▶ Dataset content:

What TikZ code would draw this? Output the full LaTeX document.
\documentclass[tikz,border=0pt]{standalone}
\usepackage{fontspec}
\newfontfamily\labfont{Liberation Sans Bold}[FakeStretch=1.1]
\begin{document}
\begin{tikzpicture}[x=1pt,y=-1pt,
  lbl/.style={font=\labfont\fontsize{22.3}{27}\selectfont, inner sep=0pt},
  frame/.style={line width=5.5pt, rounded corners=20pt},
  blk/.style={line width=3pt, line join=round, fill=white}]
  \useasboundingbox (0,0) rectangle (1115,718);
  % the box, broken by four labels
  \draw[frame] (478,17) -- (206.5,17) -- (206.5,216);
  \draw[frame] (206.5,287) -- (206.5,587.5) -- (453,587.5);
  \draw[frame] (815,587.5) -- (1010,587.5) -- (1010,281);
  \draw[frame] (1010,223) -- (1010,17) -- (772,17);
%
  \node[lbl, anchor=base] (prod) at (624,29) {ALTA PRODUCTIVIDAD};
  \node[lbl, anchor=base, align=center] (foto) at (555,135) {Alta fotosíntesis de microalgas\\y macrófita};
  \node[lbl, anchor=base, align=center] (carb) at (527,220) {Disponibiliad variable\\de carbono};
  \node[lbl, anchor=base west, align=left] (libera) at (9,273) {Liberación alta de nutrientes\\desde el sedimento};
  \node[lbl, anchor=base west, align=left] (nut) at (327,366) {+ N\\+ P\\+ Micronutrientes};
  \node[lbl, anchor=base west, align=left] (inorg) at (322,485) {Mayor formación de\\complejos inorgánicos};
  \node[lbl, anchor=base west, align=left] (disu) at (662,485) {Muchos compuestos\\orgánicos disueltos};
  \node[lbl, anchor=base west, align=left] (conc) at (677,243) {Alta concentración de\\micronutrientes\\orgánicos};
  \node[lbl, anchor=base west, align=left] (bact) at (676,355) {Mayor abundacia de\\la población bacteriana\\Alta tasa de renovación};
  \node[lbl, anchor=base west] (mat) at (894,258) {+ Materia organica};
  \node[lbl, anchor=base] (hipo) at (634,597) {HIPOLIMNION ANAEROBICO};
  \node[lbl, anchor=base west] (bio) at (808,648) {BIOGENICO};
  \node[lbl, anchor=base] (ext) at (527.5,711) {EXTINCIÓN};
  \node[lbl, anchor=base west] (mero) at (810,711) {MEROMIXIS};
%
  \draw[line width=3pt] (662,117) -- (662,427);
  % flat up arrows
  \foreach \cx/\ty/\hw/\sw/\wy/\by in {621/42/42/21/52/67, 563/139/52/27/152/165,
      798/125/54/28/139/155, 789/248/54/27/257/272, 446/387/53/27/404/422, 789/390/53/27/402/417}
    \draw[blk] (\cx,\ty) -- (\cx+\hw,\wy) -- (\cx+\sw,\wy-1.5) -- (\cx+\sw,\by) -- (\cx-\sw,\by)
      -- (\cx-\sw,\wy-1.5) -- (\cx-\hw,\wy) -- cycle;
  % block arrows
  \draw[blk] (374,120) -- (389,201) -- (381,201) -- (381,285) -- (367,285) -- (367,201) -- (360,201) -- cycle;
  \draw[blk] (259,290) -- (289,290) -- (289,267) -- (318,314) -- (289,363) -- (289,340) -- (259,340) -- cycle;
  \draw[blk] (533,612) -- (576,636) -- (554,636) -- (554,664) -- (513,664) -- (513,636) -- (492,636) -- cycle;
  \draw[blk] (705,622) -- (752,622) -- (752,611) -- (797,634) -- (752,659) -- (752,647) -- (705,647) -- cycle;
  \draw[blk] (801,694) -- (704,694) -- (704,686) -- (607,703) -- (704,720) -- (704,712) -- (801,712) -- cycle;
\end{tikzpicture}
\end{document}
* * *
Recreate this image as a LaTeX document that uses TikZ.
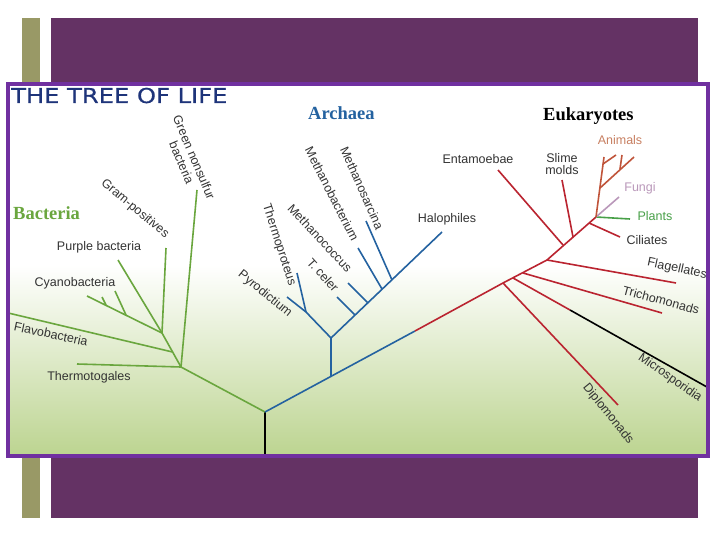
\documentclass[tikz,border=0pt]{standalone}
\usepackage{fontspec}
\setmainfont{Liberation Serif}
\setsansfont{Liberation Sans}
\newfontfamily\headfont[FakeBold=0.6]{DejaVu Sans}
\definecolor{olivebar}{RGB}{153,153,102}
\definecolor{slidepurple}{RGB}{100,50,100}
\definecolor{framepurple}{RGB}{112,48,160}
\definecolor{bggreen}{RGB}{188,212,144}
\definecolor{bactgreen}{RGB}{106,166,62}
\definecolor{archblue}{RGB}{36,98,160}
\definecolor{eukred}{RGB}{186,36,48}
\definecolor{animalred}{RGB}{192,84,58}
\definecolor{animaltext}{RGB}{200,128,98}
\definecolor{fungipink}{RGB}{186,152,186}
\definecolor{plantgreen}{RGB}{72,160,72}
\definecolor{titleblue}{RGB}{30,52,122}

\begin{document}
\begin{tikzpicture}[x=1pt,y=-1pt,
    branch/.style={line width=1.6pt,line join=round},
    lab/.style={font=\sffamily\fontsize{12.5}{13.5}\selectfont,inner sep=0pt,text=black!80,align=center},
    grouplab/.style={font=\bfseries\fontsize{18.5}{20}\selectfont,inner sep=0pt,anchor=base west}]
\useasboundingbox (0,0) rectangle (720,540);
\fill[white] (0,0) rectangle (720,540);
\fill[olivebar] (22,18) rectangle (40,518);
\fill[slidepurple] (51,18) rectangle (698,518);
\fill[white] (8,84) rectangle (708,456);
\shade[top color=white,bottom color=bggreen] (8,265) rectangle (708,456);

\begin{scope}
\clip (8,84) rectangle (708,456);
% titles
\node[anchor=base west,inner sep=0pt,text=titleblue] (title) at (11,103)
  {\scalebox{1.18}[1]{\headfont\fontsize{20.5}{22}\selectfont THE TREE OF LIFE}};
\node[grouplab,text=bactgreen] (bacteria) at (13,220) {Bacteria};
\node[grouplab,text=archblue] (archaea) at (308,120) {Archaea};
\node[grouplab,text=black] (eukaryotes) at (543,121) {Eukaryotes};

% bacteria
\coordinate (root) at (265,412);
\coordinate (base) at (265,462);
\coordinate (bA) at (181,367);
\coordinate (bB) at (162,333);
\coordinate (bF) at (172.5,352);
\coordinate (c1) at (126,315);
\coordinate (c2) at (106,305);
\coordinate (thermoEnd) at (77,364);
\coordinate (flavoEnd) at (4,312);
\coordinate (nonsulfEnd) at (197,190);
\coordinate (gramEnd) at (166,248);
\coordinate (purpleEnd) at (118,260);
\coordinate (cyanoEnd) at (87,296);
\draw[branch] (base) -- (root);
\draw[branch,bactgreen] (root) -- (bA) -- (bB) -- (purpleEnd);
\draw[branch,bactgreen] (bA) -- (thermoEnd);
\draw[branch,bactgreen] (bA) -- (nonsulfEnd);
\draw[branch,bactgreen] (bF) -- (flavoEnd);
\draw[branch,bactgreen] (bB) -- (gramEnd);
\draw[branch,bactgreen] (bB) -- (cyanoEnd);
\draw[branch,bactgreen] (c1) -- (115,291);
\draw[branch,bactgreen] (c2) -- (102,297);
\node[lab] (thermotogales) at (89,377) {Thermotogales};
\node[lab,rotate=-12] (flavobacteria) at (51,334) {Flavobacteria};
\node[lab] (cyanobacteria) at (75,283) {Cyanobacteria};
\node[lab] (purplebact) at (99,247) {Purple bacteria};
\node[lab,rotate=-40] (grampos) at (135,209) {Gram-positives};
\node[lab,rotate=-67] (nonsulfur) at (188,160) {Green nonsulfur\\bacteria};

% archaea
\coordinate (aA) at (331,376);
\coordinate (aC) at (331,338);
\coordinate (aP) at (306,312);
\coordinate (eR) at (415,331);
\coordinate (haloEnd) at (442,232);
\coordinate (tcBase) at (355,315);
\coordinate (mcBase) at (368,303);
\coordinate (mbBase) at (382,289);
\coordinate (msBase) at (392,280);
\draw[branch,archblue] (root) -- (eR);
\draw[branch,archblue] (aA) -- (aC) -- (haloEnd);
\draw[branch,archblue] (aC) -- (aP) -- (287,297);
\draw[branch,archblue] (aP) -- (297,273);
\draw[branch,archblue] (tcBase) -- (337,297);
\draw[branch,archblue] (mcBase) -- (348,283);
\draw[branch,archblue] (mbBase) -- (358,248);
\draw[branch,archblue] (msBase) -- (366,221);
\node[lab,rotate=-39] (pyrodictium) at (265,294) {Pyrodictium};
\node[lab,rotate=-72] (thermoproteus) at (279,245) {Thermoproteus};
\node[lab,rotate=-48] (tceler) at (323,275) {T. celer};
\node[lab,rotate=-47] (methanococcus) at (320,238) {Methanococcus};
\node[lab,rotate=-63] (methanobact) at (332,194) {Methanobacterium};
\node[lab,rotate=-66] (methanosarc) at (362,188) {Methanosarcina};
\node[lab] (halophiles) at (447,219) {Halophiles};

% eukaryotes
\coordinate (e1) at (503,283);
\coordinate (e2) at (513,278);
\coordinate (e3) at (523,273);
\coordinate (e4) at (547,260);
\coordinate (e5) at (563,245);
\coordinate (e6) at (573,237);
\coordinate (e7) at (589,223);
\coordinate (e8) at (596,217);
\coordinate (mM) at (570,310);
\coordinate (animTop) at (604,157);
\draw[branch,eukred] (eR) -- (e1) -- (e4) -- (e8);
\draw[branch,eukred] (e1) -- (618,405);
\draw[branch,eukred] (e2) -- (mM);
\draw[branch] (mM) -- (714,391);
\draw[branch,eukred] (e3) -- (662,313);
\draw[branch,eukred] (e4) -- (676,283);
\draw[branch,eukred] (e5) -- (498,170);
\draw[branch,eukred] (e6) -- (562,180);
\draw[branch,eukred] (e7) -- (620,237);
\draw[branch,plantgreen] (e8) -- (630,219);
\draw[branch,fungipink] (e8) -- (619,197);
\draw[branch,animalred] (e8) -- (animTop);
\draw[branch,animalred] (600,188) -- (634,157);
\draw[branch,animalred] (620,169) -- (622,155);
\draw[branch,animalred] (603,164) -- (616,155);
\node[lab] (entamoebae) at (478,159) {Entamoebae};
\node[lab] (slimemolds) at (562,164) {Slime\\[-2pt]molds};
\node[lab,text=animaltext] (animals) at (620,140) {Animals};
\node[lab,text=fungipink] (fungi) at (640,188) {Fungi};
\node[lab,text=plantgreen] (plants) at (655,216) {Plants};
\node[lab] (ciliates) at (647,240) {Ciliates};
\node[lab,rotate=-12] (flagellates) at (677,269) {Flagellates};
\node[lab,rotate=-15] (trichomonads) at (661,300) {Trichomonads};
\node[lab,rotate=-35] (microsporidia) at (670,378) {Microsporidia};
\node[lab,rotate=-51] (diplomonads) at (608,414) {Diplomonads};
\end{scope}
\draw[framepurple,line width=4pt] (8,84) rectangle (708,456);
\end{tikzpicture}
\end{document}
---
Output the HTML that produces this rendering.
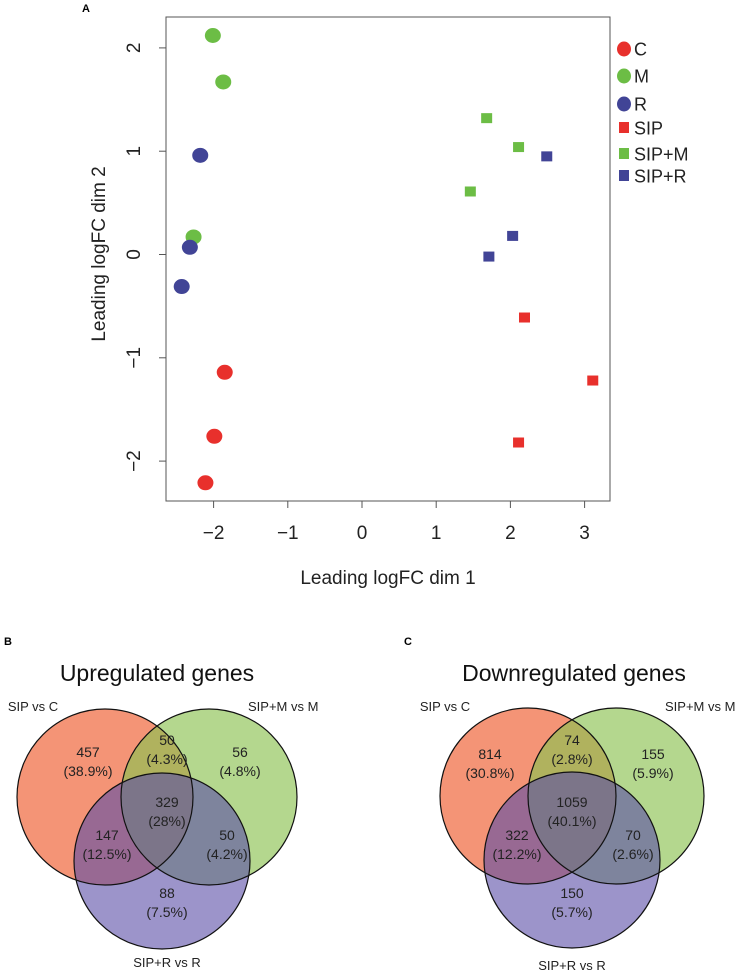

▶ Task directions: Provide the number of lines containing the string "LaTeX", with no other output.

▶ Task answer: 2